Fugas - Viagens

Em Valença as lanternas voltaram à fortaleza

Por Andreia Marques Pereira

Podia ser mais uma visita guiada à fortaleza de Valença, com a curiosidade de ser nocturna. Mas, na verdade, o que encontrámos longe das distracções diurnas foi uma aula de História com direito a momentos de viagem no tempo - e de música, que acompanhou esta ronda pela montra bélica de Portugal, em cinco andamentos.

Habituados a vê-la a fervilhar de gentes e vozes distintas, foi estranho entrar neste silêncio. Até porque é sexta-feira à noite (princípio de noite, passa pouco das 21h30) e esperamos alguma febre. Mas aqui, no largo virado para o Baluarte de Santa Ana e com a Loja do Turismo à vista, assam-se as últimas sardinhas do dia, para uma esplanada quase à míngua - ainda que com direito a música ao vivo, que só de perto parece beliscar o tal silêncio. E é nele que prosseguimos, por ruas estreitas e vazias.

Não estamos totalmente certos da direcção a seguir, porém o destino cruza-se connosco a iluminar o caminho, já à vista da ponte da Porta do Meio. Apressado, de lanterna antiga na mão, segue seguro um vulto pelo túnel da porta, qual imagem anacrónica na solidão da noite. Não soubéssemos nós ao que vamos, pensaríamos ter entrado numa máquina do tempo: o cenário proporciona-o, com as muralhas vetustas, parcamente iluminadas, sentinelas cansadas. Mas tão depressa entramos no vórtex temporal como de lá saímos. Há um carro branco, matrícula espanhola, que surge e pára a pedir indicações. 

Afinal há gente na fortaleza de Valença na noite de 22 de Julho, mas está "toda" atrás dos segredos do passado. Nós seguimos com o "homem da lanterna" que é Américo Vaz de Sousa, nascido "aqui perto" e "apaixonado por coisas antigas". A lanterna que leva na mão, sim, e também o que ela vai iluminar. As entranhas da cintura defensiva de Valença, que a autarquia decidiu dar a conhecer à noite, em visitas guiadas à luz de lanterna. Afinal, os cinco quilómetros de fortaleza, "uma das mais bem conservadas da Europa", constituem "a jóia da coroa" de Valença, dirá daqui a pouco o presidente da câmara, Jorge Salgueiro Mendes - "é essencial para o futuro" (como o foi para o passado, quando conquistar Valença significava entrar em Portugal). Esta é a segunda visita - vai concentrar-se na Coroada, a parte mais recente da fortaleza, edificação seiscentista, que vamos descobrir em duas voltas, uma pelo fosso e outra intermédia, revelará Isilda Salvador, responsável pelo Núcleo Museológico e a nossa guia esta noite - e está prestes a começar.
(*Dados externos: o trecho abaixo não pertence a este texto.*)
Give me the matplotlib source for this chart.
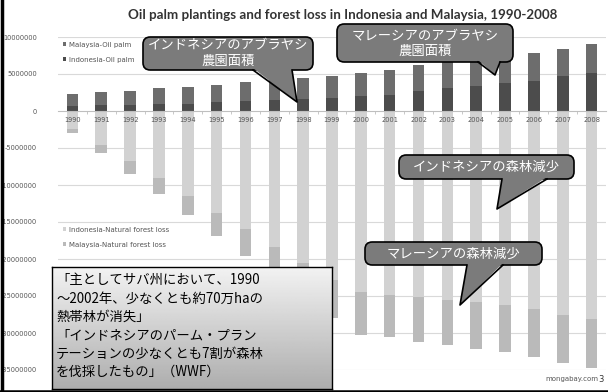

"Ondiñas veñen, ondiñas veñen e van..."

Primeiro é um burburinho, depois é um pequeno mar de gente. Muitas dezenas de pessoas, avaliamos, mas o número certo é impossível de aferir porque estas são visitas gratuitas: basta aparecer no Núcleo Museológico às 21h45, de preferência equipado de lanterna. Quem respondeu ao repto fê-lo a rigor e são mais os que seguram lanternas do que os que estão de mãos vazias. À primeira vista, vemo-las todas como as de Américo, também elas saídas de outro tempo, e a explicação descobrimo-la quando espreitamos o interior do Núcleo Museológico. Há uma vasta mesa com lanternas de vários tamanhos e feitios para emprestar, cortesia de António Teixeira, o "Cómico", antiquário que também cedeu as peças da exposição que está em nosso redor,Valença e a Metrologia ("São pesos monetários, com que se pesavam as moedas de ouro, portugueses e espanhóis", explica, entusiasmado). As lanternas estão, portanto, na moda esta noite, as antigas, os "boieiros", a petróleo, as modernas de luz branca. Destaques: a lanterna de igreja, do século XIX, no topo de um varão setecentista, e a lanterna de coche francesa, agora nas mãos de uma mulher.